Estas metáforas no siempre se disponen de manera explícita. A veces la idea se presenta a sí misma, implícita en su contexto, pero la metáfora que la iluminará permanece sin nombre. De hecho, en algunas ocasiones, como con la torre de marfil, la metáfora se crea mucho después de que la idea se presenta a la sociedad. Con la excepción de unos cuantos casos, rastrear la aparición de las metáforas resulta difícil; quizá la discusión de ciertos ejemplos en los que se presenta y desarrolla la noción detrás de la metáfora resulte más útil, más reveladora. En uno de mis primeros libros, Una historia de la lectura, dediqué muchas páginas a la exploración de las metáforas relacionadas con nuestro oficio; intenté rastrear algunas de las más comunes pero sentí que el tema merecía una exploración más profunda; el resultado de dicha insatisfacción es el presente volumen.

Los lectores de la palabra impresa suelen escuchar que sus herramientas son anticuadas, sus métodos obsoletos, que deben conocer las nuevas tecnologías o sufrir el abandono de la manada que galopa. Quizá. No obstante, si bien somos animales gregarios que deben seguir los preceptos de la sociedad, también somos individuos que aprenden sobre el mundo al re-imaginarlo, al ponerle palabras, al recrear nuestra experiencia a través de esas palabras.
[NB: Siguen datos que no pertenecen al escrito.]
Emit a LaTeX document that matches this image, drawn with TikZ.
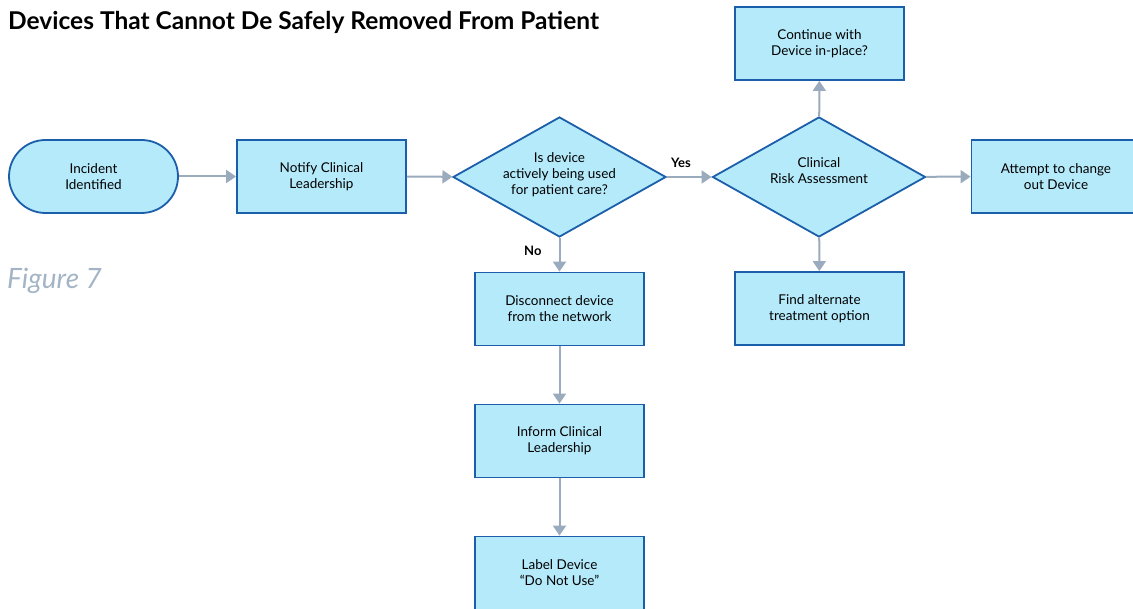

Al final, quizá sea más interesante y más iluminador concentrarse en aquello que no cambia en nuestro oficio, en aquello que define de manera radical el acto de la lectura, el vocabulario que usamos para intentar entender, como seres autoconscientes, esta habilidad única nacida de la necesidad de sobrevivir gracias a la imaginación y la esperanza.

* Friedrich Nietzsche, Fragmentos póstumos, 3 vols., ed. de Diego Sánchez Meca, trad. de Luis E. de Santiago Cuervós, Tecnos, Madrid, 2007-2010.

1 Véase Aristóteles, The Art of Rhetoric, trad., intr. y notas de H. C. Lawson-Tancred, Penguin, Harmondsworth, ix: 3:10, pp. 235-236. [Retórica, trad. de Quintín Racionero, Gredos, Madrid, 1990, 9:3:10.]

2 Cicerón, Sobre el orador, trad. de José Javier Iso, Gredos, Madrid, 2002, lib. III. 38: 155, p. 446.